### [Stated exercise]
Find every line in the records that holds the string "TypeScript". Copy each one.

⁂

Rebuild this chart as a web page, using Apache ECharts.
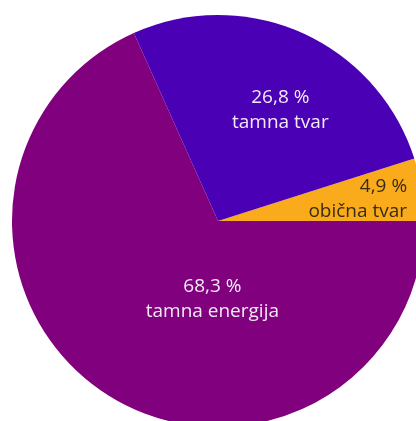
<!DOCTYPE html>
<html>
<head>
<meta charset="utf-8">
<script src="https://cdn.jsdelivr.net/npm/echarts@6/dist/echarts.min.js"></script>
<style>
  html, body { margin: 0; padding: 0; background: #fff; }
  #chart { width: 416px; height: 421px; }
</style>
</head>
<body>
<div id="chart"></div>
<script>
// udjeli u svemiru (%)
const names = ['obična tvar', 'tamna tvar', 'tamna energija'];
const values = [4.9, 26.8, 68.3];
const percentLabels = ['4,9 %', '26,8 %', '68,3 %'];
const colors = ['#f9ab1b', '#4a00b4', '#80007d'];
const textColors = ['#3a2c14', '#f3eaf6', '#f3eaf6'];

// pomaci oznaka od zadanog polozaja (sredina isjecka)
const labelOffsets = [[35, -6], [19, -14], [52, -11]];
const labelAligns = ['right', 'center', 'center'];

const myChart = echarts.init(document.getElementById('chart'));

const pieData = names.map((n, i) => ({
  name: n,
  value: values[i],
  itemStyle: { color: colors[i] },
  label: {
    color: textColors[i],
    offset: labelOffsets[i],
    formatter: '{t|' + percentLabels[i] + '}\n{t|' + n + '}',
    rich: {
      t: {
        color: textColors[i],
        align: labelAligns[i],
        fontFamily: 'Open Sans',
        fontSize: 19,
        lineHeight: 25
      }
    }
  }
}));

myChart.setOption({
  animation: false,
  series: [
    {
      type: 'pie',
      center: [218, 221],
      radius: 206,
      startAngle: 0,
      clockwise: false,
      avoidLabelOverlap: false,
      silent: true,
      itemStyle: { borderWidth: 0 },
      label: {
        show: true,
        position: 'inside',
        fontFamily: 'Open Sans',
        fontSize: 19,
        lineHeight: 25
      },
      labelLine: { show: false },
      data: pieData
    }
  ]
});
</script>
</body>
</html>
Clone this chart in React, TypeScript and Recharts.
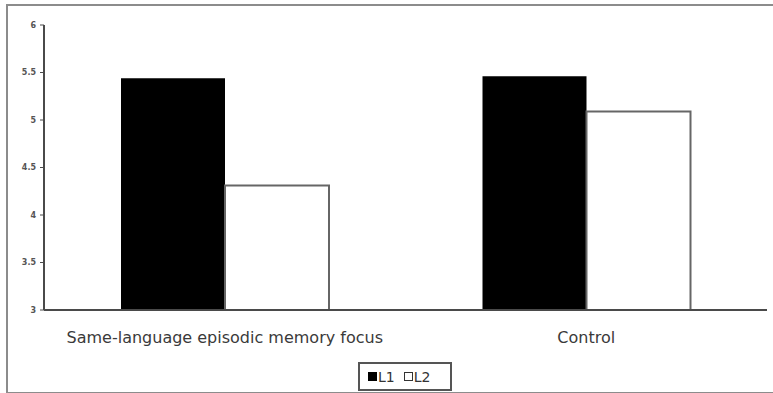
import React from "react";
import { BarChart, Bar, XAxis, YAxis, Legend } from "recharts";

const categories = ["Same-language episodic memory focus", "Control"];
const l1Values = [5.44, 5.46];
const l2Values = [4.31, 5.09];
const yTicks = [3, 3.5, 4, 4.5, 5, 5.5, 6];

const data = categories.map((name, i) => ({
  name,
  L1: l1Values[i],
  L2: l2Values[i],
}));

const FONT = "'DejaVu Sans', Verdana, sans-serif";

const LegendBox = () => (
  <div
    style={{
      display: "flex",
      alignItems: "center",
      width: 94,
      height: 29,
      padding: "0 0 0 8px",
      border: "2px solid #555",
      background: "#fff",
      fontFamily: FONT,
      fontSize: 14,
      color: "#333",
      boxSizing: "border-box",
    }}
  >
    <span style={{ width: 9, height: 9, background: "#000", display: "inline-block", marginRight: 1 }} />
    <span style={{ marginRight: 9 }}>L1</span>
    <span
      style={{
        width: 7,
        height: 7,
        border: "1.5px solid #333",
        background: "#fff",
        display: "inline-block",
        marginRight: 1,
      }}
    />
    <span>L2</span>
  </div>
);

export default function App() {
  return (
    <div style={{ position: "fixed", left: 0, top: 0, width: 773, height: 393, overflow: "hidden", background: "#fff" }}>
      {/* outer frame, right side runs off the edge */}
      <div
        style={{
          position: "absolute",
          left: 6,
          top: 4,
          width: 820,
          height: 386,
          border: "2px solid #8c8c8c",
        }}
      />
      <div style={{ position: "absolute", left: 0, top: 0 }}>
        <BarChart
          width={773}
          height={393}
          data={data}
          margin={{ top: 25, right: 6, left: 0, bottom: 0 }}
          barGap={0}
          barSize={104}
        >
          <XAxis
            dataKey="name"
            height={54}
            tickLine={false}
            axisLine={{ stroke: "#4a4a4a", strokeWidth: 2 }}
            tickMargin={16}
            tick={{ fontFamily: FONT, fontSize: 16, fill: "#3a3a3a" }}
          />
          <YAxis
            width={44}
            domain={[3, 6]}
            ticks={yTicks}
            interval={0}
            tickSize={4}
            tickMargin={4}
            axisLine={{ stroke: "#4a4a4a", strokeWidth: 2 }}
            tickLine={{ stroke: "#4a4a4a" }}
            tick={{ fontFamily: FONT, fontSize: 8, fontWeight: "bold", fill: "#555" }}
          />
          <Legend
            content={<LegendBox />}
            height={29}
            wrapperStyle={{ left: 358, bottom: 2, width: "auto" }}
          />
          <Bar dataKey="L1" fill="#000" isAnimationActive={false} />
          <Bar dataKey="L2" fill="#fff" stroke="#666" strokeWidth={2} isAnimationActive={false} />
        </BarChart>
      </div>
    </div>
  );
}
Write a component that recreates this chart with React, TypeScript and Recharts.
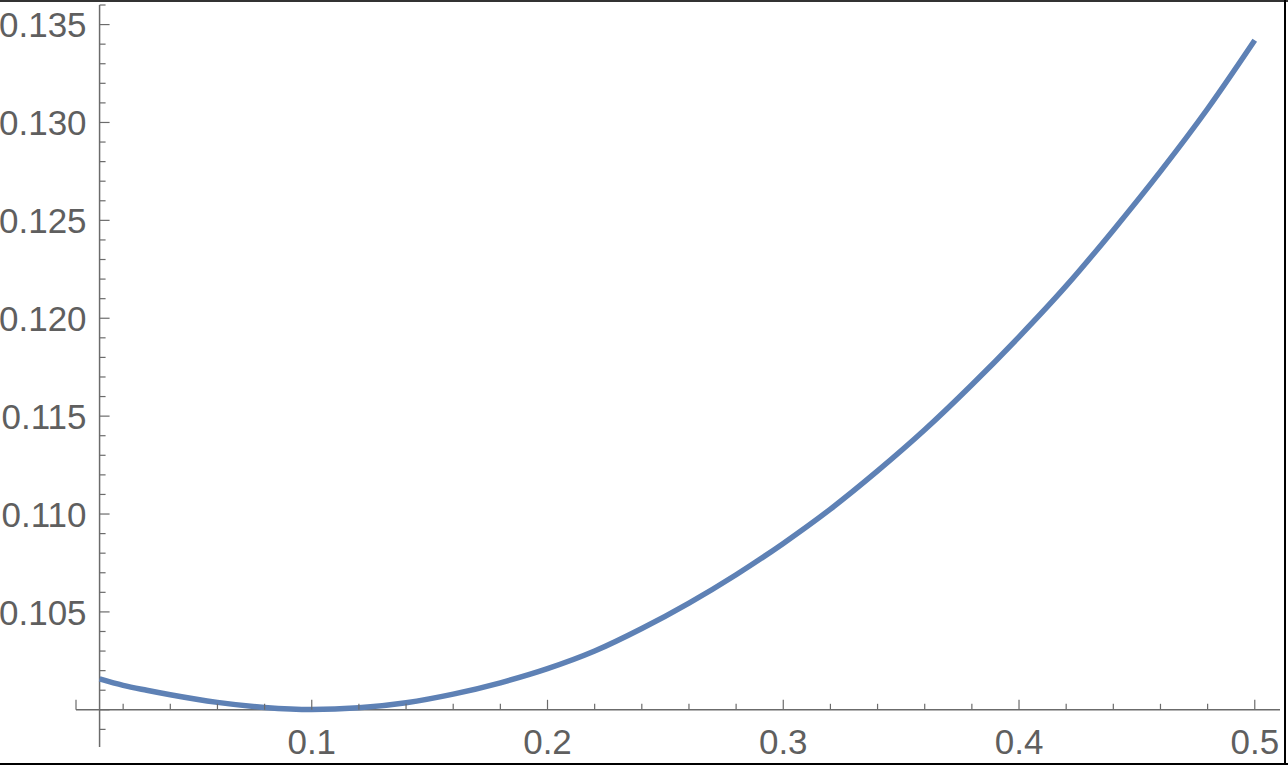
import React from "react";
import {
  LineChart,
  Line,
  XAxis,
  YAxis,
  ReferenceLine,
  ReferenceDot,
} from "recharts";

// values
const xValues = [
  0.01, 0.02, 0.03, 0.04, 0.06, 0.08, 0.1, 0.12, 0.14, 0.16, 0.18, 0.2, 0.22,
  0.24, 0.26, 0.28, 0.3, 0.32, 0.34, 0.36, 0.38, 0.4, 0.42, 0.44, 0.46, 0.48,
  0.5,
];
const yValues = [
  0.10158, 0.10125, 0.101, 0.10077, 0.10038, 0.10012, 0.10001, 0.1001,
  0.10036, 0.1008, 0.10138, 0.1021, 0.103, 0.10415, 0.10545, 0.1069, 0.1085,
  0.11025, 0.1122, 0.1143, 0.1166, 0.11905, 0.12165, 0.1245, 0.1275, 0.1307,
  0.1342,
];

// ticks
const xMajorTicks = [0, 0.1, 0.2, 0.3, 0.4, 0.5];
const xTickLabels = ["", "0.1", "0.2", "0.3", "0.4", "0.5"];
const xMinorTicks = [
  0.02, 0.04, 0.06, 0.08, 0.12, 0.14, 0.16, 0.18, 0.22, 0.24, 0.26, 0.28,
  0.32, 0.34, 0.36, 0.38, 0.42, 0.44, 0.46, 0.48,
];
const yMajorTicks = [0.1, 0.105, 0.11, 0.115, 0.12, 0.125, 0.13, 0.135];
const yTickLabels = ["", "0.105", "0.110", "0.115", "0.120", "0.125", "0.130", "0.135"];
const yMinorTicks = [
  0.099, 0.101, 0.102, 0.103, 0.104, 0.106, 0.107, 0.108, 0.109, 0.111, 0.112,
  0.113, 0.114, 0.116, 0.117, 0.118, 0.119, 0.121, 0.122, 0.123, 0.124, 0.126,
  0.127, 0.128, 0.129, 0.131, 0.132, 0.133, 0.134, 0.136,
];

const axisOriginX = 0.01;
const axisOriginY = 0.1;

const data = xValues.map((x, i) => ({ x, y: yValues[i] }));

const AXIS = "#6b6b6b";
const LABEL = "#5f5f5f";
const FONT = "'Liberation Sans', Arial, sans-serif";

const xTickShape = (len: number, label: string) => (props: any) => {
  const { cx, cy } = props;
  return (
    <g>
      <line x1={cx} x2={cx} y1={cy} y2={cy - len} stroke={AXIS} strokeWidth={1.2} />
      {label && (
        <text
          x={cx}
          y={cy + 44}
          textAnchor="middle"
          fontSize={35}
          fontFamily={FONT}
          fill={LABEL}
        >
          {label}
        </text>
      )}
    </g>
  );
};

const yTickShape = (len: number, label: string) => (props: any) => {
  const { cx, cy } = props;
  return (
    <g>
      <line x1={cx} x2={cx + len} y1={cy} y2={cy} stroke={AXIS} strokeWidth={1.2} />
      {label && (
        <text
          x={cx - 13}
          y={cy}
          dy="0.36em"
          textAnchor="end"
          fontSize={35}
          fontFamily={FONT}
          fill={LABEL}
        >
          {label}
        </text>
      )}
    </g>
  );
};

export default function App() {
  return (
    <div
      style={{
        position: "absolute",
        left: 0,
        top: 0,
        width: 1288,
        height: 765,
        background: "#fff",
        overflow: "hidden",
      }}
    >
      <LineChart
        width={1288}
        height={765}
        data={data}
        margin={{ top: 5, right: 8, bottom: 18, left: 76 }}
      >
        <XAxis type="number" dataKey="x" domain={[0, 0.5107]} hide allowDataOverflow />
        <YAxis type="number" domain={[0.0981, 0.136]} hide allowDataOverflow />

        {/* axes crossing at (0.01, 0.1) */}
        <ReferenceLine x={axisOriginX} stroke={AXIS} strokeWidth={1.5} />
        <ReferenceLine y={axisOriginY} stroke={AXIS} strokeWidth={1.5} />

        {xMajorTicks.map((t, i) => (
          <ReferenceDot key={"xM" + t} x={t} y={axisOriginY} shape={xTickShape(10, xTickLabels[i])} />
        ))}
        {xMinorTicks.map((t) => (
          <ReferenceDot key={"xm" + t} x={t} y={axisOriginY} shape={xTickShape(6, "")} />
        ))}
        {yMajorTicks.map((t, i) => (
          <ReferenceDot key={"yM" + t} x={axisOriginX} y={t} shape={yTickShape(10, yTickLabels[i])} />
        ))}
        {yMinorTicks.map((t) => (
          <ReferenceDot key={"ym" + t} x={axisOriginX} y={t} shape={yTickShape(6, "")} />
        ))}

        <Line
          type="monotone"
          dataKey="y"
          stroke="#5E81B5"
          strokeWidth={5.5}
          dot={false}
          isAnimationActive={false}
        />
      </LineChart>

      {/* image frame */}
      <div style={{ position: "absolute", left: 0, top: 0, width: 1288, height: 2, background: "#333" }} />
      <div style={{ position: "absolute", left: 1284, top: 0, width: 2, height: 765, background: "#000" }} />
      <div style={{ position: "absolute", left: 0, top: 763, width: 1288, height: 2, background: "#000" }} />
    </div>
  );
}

⁂

### [Answer for the task]
Clone this chart in React, TypeScript and Recharts.
Write a component that recreates this chart with React, TypeScript and Recharts.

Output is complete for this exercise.